### Your objective
Return the listing below verbatim. Pictures do not belong in the copy.
## begin Data block
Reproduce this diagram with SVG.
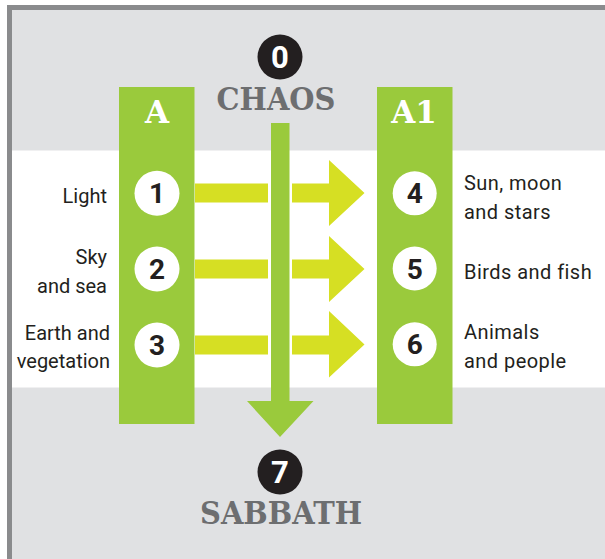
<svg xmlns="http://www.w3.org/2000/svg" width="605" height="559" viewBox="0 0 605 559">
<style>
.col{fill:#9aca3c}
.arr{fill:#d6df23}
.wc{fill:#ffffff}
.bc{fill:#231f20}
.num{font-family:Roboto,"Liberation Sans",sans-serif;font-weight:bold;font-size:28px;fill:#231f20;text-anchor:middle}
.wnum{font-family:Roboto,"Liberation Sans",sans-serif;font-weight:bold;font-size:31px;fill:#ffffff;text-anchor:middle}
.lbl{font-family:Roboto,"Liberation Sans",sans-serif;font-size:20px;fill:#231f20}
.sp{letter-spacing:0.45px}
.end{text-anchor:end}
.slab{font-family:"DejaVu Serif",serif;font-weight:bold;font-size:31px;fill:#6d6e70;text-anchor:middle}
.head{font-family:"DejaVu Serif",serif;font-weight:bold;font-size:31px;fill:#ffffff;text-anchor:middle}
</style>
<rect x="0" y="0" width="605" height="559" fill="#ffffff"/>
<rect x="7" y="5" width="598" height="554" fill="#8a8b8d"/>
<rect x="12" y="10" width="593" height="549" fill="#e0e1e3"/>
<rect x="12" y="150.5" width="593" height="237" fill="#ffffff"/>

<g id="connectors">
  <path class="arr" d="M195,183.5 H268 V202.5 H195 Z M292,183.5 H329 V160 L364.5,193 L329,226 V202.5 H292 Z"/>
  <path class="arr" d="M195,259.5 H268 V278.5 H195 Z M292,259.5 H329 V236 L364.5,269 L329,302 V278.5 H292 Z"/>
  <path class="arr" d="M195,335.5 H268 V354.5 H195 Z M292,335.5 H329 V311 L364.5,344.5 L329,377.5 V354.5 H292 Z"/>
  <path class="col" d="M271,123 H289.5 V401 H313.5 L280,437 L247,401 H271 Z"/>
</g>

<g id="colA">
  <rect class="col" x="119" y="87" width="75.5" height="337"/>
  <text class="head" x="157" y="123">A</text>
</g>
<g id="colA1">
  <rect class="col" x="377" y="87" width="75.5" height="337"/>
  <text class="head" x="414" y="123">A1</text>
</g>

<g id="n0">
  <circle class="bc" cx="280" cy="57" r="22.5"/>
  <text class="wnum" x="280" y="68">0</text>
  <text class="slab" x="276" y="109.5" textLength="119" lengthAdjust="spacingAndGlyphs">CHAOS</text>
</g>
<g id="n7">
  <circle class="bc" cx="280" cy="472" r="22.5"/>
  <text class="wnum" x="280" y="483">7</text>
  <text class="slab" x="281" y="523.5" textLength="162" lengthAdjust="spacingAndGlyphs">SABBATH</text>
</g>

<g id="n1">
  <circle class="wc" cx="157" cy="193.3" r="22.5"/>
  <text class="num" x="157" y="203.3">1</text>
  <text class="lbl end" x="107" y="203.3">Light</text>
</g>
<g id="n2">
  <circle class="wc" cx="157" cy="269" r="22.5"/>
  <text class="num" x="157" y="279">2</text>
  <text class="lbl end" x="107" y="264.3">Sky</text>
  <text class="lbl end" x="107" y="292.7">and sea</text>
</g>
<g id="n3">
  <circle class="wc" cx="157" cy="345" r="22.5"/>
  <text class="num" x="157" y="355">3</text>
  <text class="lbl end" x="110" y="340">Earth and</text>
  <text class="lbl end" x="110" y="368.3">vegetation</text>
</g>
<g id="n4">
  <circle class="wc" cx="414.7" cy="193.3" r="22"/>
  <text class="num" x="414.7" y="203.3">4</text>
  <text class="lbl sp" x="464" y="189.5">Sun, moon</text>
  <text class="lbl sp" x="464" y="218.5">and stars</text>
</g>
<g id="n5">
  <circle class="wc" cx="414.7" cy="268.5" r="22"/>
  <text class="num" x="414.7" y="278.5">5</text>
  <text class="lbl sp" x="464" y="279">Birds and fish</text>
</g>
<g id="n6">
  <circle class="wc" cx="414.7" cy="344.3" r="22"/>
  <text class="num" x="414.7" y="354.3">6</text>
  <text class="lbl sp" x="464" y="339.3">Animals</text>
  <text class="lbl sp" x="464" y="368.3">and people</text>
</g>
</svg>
## end Data block
### Exercise result
Reproduce this diagram with SVG.
<svg xmlns="http://www.w3.org/2000/svg" width="605" height="559" viewBox="0 0 605 559">
<style>
.col{fill:#9aca3c}
.arr{fill:#d6df23}
.wc{fill:#ffffff}
.bc{fill:#231f20}
.num{font-family:Roboto,"Liberation Sans",sans-serif;font-weight:bold;font-size:28px;fill:#231f20;text-anchor:middle}
.wnum{font-family:Roboto,"Liberation Sans",sans-serif;font-weight:bold;font-size:31px;fill:#ffffff;text-anchor:middle}
.lbl{font-family:Roboto,"Liberation Sans",sans-serif;font-size:20px;fill:#231f20}
.sp{letter-spacing:0.45px}
.end{text-anchor:end}
.slab{font-family:"DejaVu Serif",serif;font-weight:bold;font-size:31px;fill:#6d6e70;text-anchor:middle}
.head{font-family:"DejaVu Serif",serif;font-weight:bold;font-size:31px;fill:#ffffff;text-anchor:middle}
</style>
<rect x="0" y="0" width="605" height="559" fill="#ffffff"/>
<rect x="7" y="5" width="598" height="554" fill="#8a8b8d"/>
<rect x="12" y="10" width="593" height="549" fill="#e0e1e3"/>
<rect x="12" y="150.5" width="593" height="237" fill="#ffffff"/>

<g id="connectors">
  <path class="arr" d="M195,183.5 H268 V202.5 H195 Z M292,183.5 H329 V160 L364.5,193 L329,226 V202.5 H292 Z"/>
  <path class="arr" d="M195,259.5 H268 V278.5 H195 Z M292,259.5 H329 V236 L364.5,269 L329,302 V278.5 H292 Z"/>
  <path class="arr" d="M195,335.5 H268 V354.5 H195 Z M292,335.5 H329 V311 L364.5,344.5 L329,377.5 V354.5 H292 Z"/>
  <path class="col" d="M271,123 H289.5 V401 H313.5 L280,437 L247,401 H271 Z"/>
</g>

<g id="colA">
  <rect class="col" x="119" y="87" width="75.5" height="337"/>
  <text class="head" x="157" y="123">A</text>
</g>
<g id="colA1">
  <rect class="col" x="377" y="87" width="75.5" height="337"/>
  <text class="head" x="414" y="123">A1</text>
</g>

<g id="n0">
  <circle class="bc" cx="280" cy="57" r="22.5"/>
  <text class="wnum" x="280" y="68">0</text>
  <text class="slab" x="276" y="109.5" textLength="119" lengthAdjust="spacingAndGlyphs">CHAOS</text>
</g>
<g id="n7">
  <circle class="bc" cx="280" cy="472" r="22.5"/>
  <text class="wnum" x="280" y="483">7</text>
  <text class="slab" x="281" y="523.5" textLength="162" lengthAdjust="spacingAndGlyphs">SABBATH</text>
</g>

<g id="n1">
  <circle class="wc" cx="157" cy="193.3" r="22.5"/>
  <text class="num" x="157" y="203.3">1</text>
  <text class="lbl end" x="107" y="203.3">Light</text>
</g>
<g id="n2">
  <circle class="wc" cx="157" cy="269" r="22.5"/>
  <text class="num" x="157" y="279">2</text>
  <text class="lbl end" x="107" y="264.3">Sky</text>
  <text class="lbl end" x="107" y="292.7">and sea</text>
</g>
<g id="n3">
  <circle class="wc" cx="157" cy="345" r="22.5"/>
  <text class="num" x="157" y="355">3</text>
  <text class="lbl end" x="110" y="340">Earth and</text>
  <text class="lbl end" x="110" y="368.3">vegetation</text>
</g>
<g id="n4">
  <circle class="wc" cx="414.7" cy="193.3" r="22"/>
  <text class="num" x="414.7" y="203.3">4</text>
  <text class="lbl sp" x="464" y="189.5">Sun, moon</text>
  <text class="lbl sp" x="464" y="218.5">and stars</text>
</g>
<g id="n5">
  <circle class="wc" cx="414.7" cy="268.5" r="22"/>
  <text class="num" x="414.7" y="278.5">5</text>
  <text class="lbl sp" x="464" y="279">Birds and fish</text>
</g>
<g id="n6">
  <circle class="wc" cx="414.7" cy="344.3" r="22"/>
  <text class="num" x="414.7" y="354.3">6</text>
  <text class="lbl sp" x="464" y="339.3">Animals</text>
  <text class="lbl sp" x="464" y="368.3">and people</text>
</g>
</svg>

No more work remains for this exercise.